Some physicists in Spain, led by Jorge Mira Pérez, have produced an interesting mathematical model for how languages succeed and fail (see here). Their particular interest in this case is in what happens to languages where two coexist in the one location. This question is one with more than academic interest in Spain, a country where the central language, Spanish (or Castilian), has to deal with a host of other languages spoken by people in regions. In these regions, the local languages (not limited to Basque, Catalan, and Galician) coexist with Spanish. As languages are often bound up with questions of ethnic and national identity, the projected likelihood of any particular Spanish language surviving can have significant long-term political ramifications.
Now, of course, the fellows producing this model are physicists and they are not directly familiar with the socio-political factors that can strengthen or weaken a language, though they did attempt to factor some of these into their results. Their model nevertheless produced some interesting findings. They reckoned that there are three factors that allow two languages to coexist indefinitely in an area. Firstly, there needs to be a significant number of speakers of each language there. Secondly, the languages need to be somewhat similar. And thirdly, there needs to be a large bloc of people who can speak both languages. Their model is apparently fairly good at retrospectively predicting the historical data on the relative strength of Spanish and Galician in northwest Spain.

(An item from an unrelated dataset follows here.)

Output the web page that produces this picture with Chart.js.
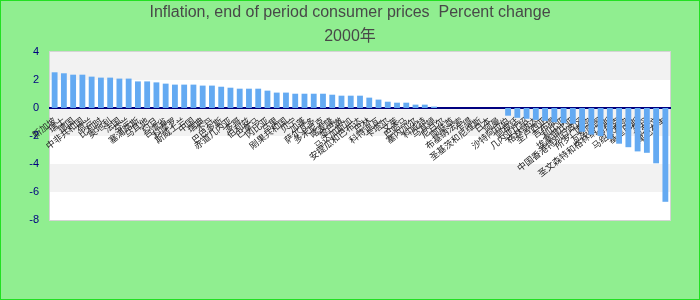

The last requirement is being presented as the most surprising one, but I was struck by their model's suggestion that the two co-existing languages need to be somewhat similar. I think maybe this might be resulting from the model being over-based on the situation in Galicia, where the researchers are based. I find it difficult to see how the coexistence of two similar languages in an area can be stable into the long term. My expectation would be that the languages would merge (or that one would absorb the other) if they were that similar, or else that over time the differences in the languages would be accentuated and they would diverge into more straightforwardly dissimilar tongues. Particularly with similar languages sharing a space, one has to ask the question what are the two languages for? If the language is basically a form of communication then why two similar ones when one language will do. If languages instead serve at least partly as badges of group identity then wildly different languages do the job far better.
Still, for all that the model can be criticised, any attempt to abstract the question of what makes languages survive and fail is to be welcomed, as it takes the debate away from the more emotive and political question of whether languages should be assisted or left to fend for themselves. At this stage, though, the model is clearly too weak to even think of making any kind of policy-prescriptions based on it. As this is an area I am not particularly familiar with, I am curious as to whether there are other people working in this area and producing more robust models.